The En Rama (sherry straight from the cask with minimal filtration and clarification) success story was also explained, which started 8 years ago in a trade tasting in the cellars of Gonzalez Byass! The company now sells 16.000 bottles of En Rama that are sold out within 48 hours. This comes from a limited selection of 60 casks from an initial selection of just 100. 

The tasting of the limited series of Palmas that included the masterpiece of Cuatro Palmas, a 54 years old En Rama Amontillado produced in just 500 bottles, was beyond doubt the highest moment of the Sherrymaster Course. And this wasn't the end of our Sherry trip: a very rare tasting of Old Palo Cortados going back to 1963 was yet another exquisite moment. The vintages presented were 1993, 1987, 1982, 1978 and 1963. I will write about these fabulous tastings in a post to follow.
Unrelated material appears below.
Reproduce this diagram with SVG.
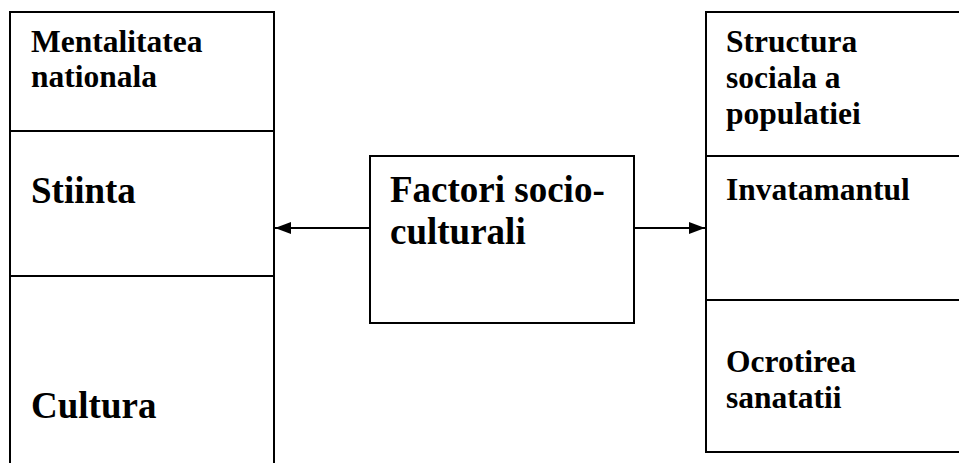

On my way back to my homeland, I could still feel the after-taste of my Jerez experience. I was left with strong aromas and wonderful memories engraved in my heart; and of course my palate. "Saúde" to the Gonzaless Byass family for opening their home, sharing their knowledge and more importantly their passion for this amber coloured drink that elevates our souls!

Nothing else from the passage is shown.